Konflikte fangen klein an
Konflikte erzeugen Druck – emotional wie organisatorisch. Mit der Zeit kann sich ein gesamtes Arbeitsumfeld um den Konflikt drehen. Dabei fangen Konflikte mal klein an und entwickeln sich dann peu à peu in verschiedenen Verlaufsstufen bis zur absoluten Eskalation, von der es kein Zurück mehr gibt.
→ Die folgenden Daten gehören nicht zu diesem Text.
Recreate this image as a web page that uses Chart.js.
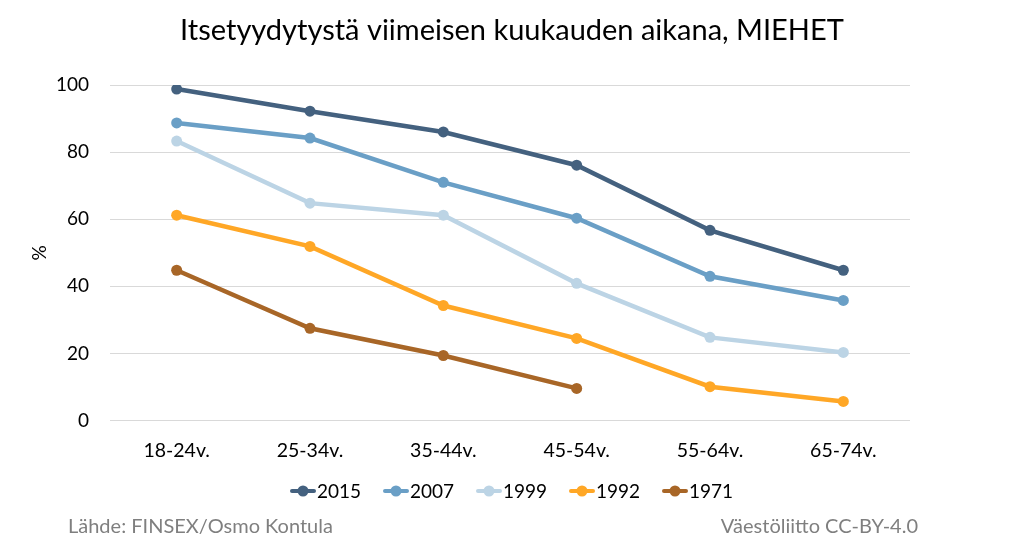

Der österreichische Konfliktforscher Friedrich Glasl hat diesen Prozess in neun Eskalationsstufen beschrieben. Beginnend mit leichten Spannungen und Meinungsverschiedenheiten (Stufe 1), steigert sich das Geschehen über hitzige Debatten, Drohungen und Koalitionsbildung bis hin zum offenen Schlagabtausch (Stufe 7) und schließlich zur vollständigen Zerstörung der Beziehung – auch um den Preis des eigenen Schadens (Stufe 9).
Frühzeitig de-eskalierend wirken
Entscheidend ist daher der richtige Zeitpunkt zum Eingreifen. In frühen Phasen lässt sich ein Konflikt oft noch durch ein konstruktives Gespräch entschärfen. Zuhören, Interessen verstehen und gemeinsam nach tragfähigen Lösungen suchen – das ermöglicht Win-win-Lösungen. Auf mittleren Eskalationsstufen dagegen verfestigt sich der Wille, zu siegen, während der andere verliert. Hier hilft häufig nur noch externe Vermittlung durch unparteiische Dritte. In den letzten Eskalationsstufen ist schließlich kaum noch ein Ausweg ohne Intervention von außen möglich – etwa durch Gerichte oder Vorgesetzte.
Das zeigt deutlich: Bei auftretenden Konflikten sollte nie weggeschaut werden. Es muss vielmehr so früh wie möglich versucht werden, den Konflikt einer Lösung zuzuführen. Konflikte lösen sich nicht von allein. Man muss die Konfliktlösung aktiv angehen.
Dabei hilft frühzeitig ein klarer Blick auf das Wesentliche zu haben: Sachfragen und zwischenmenschliche Themen sollten voneinander getrennt behandelt werden.
Gerade zu Beginn eines Konflikts ist es den Beteiligten noch möglich, eine Lösung zum Vorteil aller anzustreben. Hierbei ist das Gespräch das zentrale Element bei der Lösung des Konflikts. Besonders wichtig ist hierbei das aktive Zuhören, also eine positive Grundhaltung dem anderen gegenüber. Hinter Positionen verbergen sich oft Interessen, die sich – mit etwas Kreativität – durchaus verbinden lassen. Eine Win-Win-Lösung, also eine gemeinsame Lösung, die beide Seiten als fair empfindet, hält länger und verhindert, dass Konflikte erneut aufflammen.